I suspect we won't want to "fix" these issues until we have such a TTI check,
since doing so would be a performance regression on non-evil platforms.

[Quuxplusone]

(In reply to comment #8)

> * minnum/maxnum currently assumes that if both/either input is positive NaN,
> the output is a positive NaN.  I'm not sure if this is correct; the spec
> says the result is a "canonicalized" value, but as far as I can tell the
> sign bit on a canonical NaN can be either positive or negative.
>

minnum/maxnum says "Otherwise it is either x or y, canonicalized (this means
results might differ among implementations"

[Quuxplusone]

> (In reply to comment #9)

Right, and in section 3.5.2, it says

> A NaN is in its preferred (canonical) representation if the bits G6
> through Gw+4 are zero and the encoding of the payload is canonical.

As I read it (and I'm new to all this), the sign bit is not in the range G6-
Gw+4, nor is it a payload bit.  Therefore ISTM that a canonical NaN can have
either sign.

[Quuxplusone]

Oops, I really messed up testcases 2 and 3.
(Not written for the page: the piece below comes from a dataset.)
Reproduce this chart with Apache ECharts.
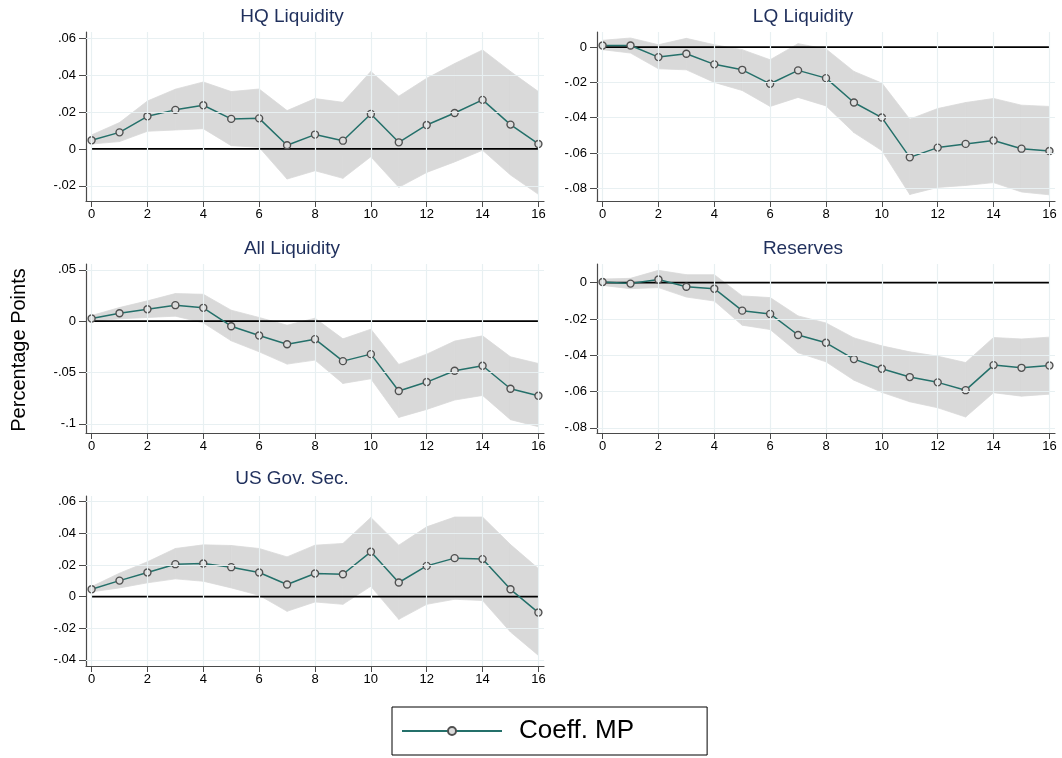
<!DOCTYPE html>
<html>
<head>
<meta charset="utf-8">
<script src="https://cdn.jsdelivr.net/npm/echarts@6/dist/echarts.min.js"></script>
<style>
html,body{margin:0;padding:0;background:#fff;}
#chart{width:1062px;height:758px;}
</style>
</head>
<body>
<div id="chart"></div>
<script>
// horizon (quarters)
var steps = [0,1,2,3,4,5,6,7,8,9,10,11,12,13,14,15,16];
var xTicks = [0,2,4,6,8,10,12,14,16];

// HQ Liquidity
var hqCoef  = [0.0047,0.009,0.0177,0.0212,0.0237,0.0163,0.0166,0.002,0.0078,0.0045,0.019,0.0036,0.013,0.0195,0.0266,0.0132,0.0027];
var hqUpper = [0.0076,0.0143,0.026,0.0324,0.0363,0.0311,0.0325,0.0208,0.0273,0.0253,0.042,0.0286,0.0383,0.0463,0.0537,0.042,0.0311];
var hqLower = [0.0027,0.004,0.0096,0.0103,0.011,0.0018,0.0009,-0.0163,-0.0118,-0.0159,-0.0042,-0.0208,-0.0127,-0.007,-0.0007,-0.0141,-0.0246];
var hqTicks = [-0.02,0,0.02,0.04,0.06];

// LQ Liquidity
var lqCoef  = [0.0009,0.0009,-0.0057,-0.0038,-0.0098,-0.0129,-0.0208,-0.0132,-0.0176,-0.0314,-0.0399,-0.0624,-0.0569,-0.0548,-0.0529,-0.0575,-0.0588];
var lqUpper = [0.0038,0.0051,0.0013,0.0049,0.0013,-0.0015,-0.0072,0.0019,-0.0011,-0.0138,-0.0204,-0.0408,-0.0348,-0.0314,-0.0291,-0.0329,-0.0336];
var lqLower = [-0.0015,-0.0034,-0.0123,-0.0129,-0.02,-0.0246,-0.0336,-0.0285,-0.0333,-0.0484,-0.0586,-0.0834,-0.0794,-0.0783,-0.0767,-0.082,-0.0836];
var lqTicks = [-0.08,-0.06,-0.04,-0.02,0];

// All Liquidity
var allCoef  = [0.0026,0.0078,0.0117,0.0156,0.013,-0.0049,-0.0139,-0.0224,-0.0175,-0.0389,-0.0321,-0.068,-0.0593,-0.0483,-0.0434,-0.0658,-0.0726];
var allUpper = [0.0055,0.0133,0.0198,0.0269,0.0262,0.0107,0.0036,-0.0039,0.0029,-0.0172,-0.0078,-0.0421,-0.0321,-0.0194,-0.0143,-0.0347,-0.0412];
var allLower = [0,0.0023,0.0036,0.0049,-0.0016,-0.0191,-0.0298,-0.0418,-0.0379,-0.0606,-0.0561,-0.0937,-0.0859,-0.0768,-0.0723,-0.0959,-0.1027];
var allTicks = [-0.1,-0.05,0,0.05];

// Reserves
var resCoef  = [0.0004,-0.0005,0.0018,-0.0022,-0.0033,-0.0154,-0.0172,-0.0288,-0.0331,-0.0421,-0.0474,-0.052,-0.0549,-0.0592,-0.0454,-0.0469,-0.0456];
var resUpper = [0.002,0.0024,0.0068,0.0044,0.0044,-0.0073,-0.0082,-0.0183,-0.0222,-0.0304,-0.0348,-0.0381,-0.0405,-0.044,-0.0302,-0.031,-0.03];
var resLower = [-0.0015,-0.0033,-0.0027,-0.0079,-0.0101,-0.0234,-0.0258,-0.0386,-0.0436,-0.0537,-0.0604,-0.0656,-0.0689,-0.074,-0.0606,-0.0625,-0.0614];
var resTicks = [-0.08,-0.06,-0.04,-0.02,0];

// US Gov. Sec.
var usCoef  = [0.0046,0.0101,0.0152,0.0205,0.0209,0.0186,0.0152,0.0076,0.0146,0.0141,0.0283,0.0089,0.0194,0.0243,0.0237,0.0046,-0.0101];
var usUpper = [0.0063,0.0148,0.022,0.0304,0.0327,0.0323,0.0304,0.0251,0.0325,0.0336,0.05,0.0325,0.0441,0.0503,0.0503,0.0329,0.0177];
var usLower = [0.003,0.0055,0.0087,0.0112,0.0097,0.0055,0.0008,-0.0093,-0.0034,-0.0049,0.0065,-0.0144,-0.0049,-0.0017,-0.0025,-0.0224,-0.0372];
var usTicks = [-0.04,-0.02,0,0.02,0.04,0.06];

var FONT = 'Liberation Sans, Arial, Helvetica, sans-serif';
var lineCol = '#24706a', bandCol = '#d9d9d9', gridCol = '#e8f0f2', axisCol = '#4a4a4a';

var panels = [
  {tit:'HQ Liquidity',  coef:hqCoef,  up:hqUpper,  lo:hqLower,  ticks:hqTicks,  ymin:-0.0282, ymax:0.0634, box:[86,32,458,169],  tx:292, ty:17},
  {tit:'LQ Liquidity',  coef:lqCoef,  up:lqUpper,  lo:lqLower,  ticks:lqTicks,  ymin:-0.0871, ymax:0.0085, box:[597,32,458,169], tx:803, ty:17},
  {tit:'All Liquidity', coef:allCoef, up:allUpper, lo:allLower, ticks:allTicks, ymin:-0.1089, ymax:0.0557, box:[86,264,458,169], tx:292, ty:249},
  {tit:'Reserves',      coef:resCoef, up:resUpper, lo:resLower, ticks:resTicks, ymin:-0.0828, ymax:0.0103, box:[597,264,458,169],tx:803, ty:249},
  {tit:'US Gov. Sec.',  coef:usCoef,  up:usUpper,  lo:usLower,  ticks:usTicks,  ymin:-0.0439, ymax:0.0636, box:[86,496,458,170], tx:292, ty:479}
];

function fmt(v){
  if (Math.abs(v) < 1e-9) return '0';
  return String(+v.toFixed(3)).replace('0.', '.');
}
function pairs(ys){ return steps.map(function(s,i){ return [s, ys[i]]; }); }

// band: one quad per step, from point i to i+1
function bandItem(params, api){
  var a = api.coord([api.value(0), api.value(1)]);
  var b = api.coord([api.value(3), api.value(4)]);
  var c = api.coord([api.value(3), api.value(5)]);
  var d = api.coord([api.value(0), api.value(2)]);
  return {
    type:'polygon',
    shape:{points:[a,b,c,d]},
    style:{fill:bandCol, stroke:bandCol, lineWidth:0.8}
  };
}

var grids = [], xAxes = [], yAxes = [], series = [], graphics = [];

panels.forEach(function(p, k){
  grids.push({left:p.box[0], top:p.box[1], width:p.box[2], height:p.box[3]});
  xAxes.push({
    type:'value', gridIndex:k, min:-0.2, max:16.2,
    axisLine:{show:true, onZero:false, lineStyle:{color:axisCol, width:1.2}},
    axisTick:{show:true, length:6, lineStyle:{color:axisCol}, customValues:xTicks},
    axisLabel:{color:'#000', fontSize:13, fontFamily:FONT, margin:7, customValues:xTicks},
    splitLine:{show:false}
  });
  yAxes.push({
    type:'value', gridIndex:k, min:p.ymin, max:p.ymax,
    axisLine:{show:true, onZero:false, lineStyle:{color:axisCol, width:1.2}},
    axisTick:{show:true, length:7, lineStyle:{color:axisCol}, customValues:p.ticks},
    axisLabel:{color:'#000', fontSize:13, fontFamily:FONT, margin:10, customValues:p.ticks, formatter:fmt},
    splitLine:{show:false}
  });
  var bandData = [];
  for (var i = 0; i < steps.length - 1; i++) {
    bandData.push([steps[i], p.lo[i], p.up[i], steps[i+1], p.lo[i+1], p.up[i+1]]);
  }
  // grid lines
  series.push({
    type:'line', name:'grid'+k, xAxisIndex:k, yAxisIndex:k, data:[], z:1, silent:true,
    markLine:{
      symbol:'none', silent:true, animation:false, label:{show:false},
      lineStyle:{color:gridCol, width:1.2, type:'solid'},
      data: p.ticks.filter(function(t){ return t !== 0; }).map(function(t){ return {yAxis:t}; })
        .concat(xTicks.map(function(t){ return {xAxis:t}; }))
    }
  });
  // confidence band
  series.push({
    type:'custom', name:'band'+k, xAxisIndex:k, yAxisIndex:k, data:bandData,
    renderItem:bandItem, encode:{x:[0,3], y:[1,2,4,5]}, z:2, silent:true, clip:true
  });
  // zero line
  series.push({
    type:'line', name:'zero'+k, xAxisIndex:k, yAxisIndex:k, data:[[0,0],[16,0]],
    symbol:'none', lineStyle:{color:'#000', width:1.8}, z:3, silent:true
  });
  // coefficient
  series.push({
    type:'line', name:'Coeff. MP', xAxisIndex:k, yAxisIndex:k, data:pairs(p.coef),
    symbol:'circle', symbolSize:7, showSymbol:true,
    lineStyle:{color:lineCol, width:1.5},
    itemStyle:{color:'#dcdcdc', borderColor:'#505050', borderWidth:1.4},
    z:4
  });
  graphics.push({
    type:'text', x:p.tx, y:p.ty,
    style:{text:p.tit, align:'center', verticalAlign:'middle', fontSize:19, fontFamily:FONT, fill:'#1f2f5c'}
  });
});

graphics.push({
  type:'text', x:19, y:350, rotation:Math.PI/2,
  style:{text:'Percentage Points', align:'center', verticalAlign:'middle', fontSize:20, fontFamily:FONT, fill:'#000'}
});

var myChart = echarts.init(document.getElementById('chart'), null, {renderer:'canvas'});
var option = {
  backgroundColor:'#fff',
  animation:false,
  grid:grids,
  xAxis:xAxes,
  yAxis:yAxes,
  legend:{
    data:['Coeff. MP'], left:392, top:707,
    itemWidth:100, itemHeight:10, itemGap:10,
    borderColor:'#000', borderWidth:1, padding:[11,73,11,9],
    textStyle:{fontSize:26, fontFamily:FONT, color:'#000', padding:[0,0,0,12]},
    selectedMode:false
  },
  graphic:graphics,
  series:series
};
myChart.setOption(option);
</script>
</body>
</html>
Fixed version of testcase 2 (I don't think anyone's mentioned this issue yet):

define double @f2(double %x, i1 %b) local_unnamed_addr #1 {
entry:
  %imm = select i1 %b, double 0x7FF8000000000000, double 1.0
  %call1 = tail call double @llvm.maxnum.f64(double %imm, double %x)
  %call2 = tail call double @llvm.fabs.f64(double %call1)
  ret double %call2
}

Fixed version of f3 (the powi problem you pointed out):

define i1 @f3(double %x, i32 %n) local_unnamed_addr #1 {
entry:
  %call1 = tail call double @llvm.powi.f64(double -0.0, i32 %n)
  %c = fcmp uge double %call1, 0.0
  ret i1 %c
}

Both of these transforms are pretty clearly wrong regardless of how the target
handles the sign bit of nans.

It's also worth noting that we can be a lot more aggressive with eliminating
fabs operations if we can prove all the users are floating-point operations:
they don't preserve the sign bit on the NaN anyway.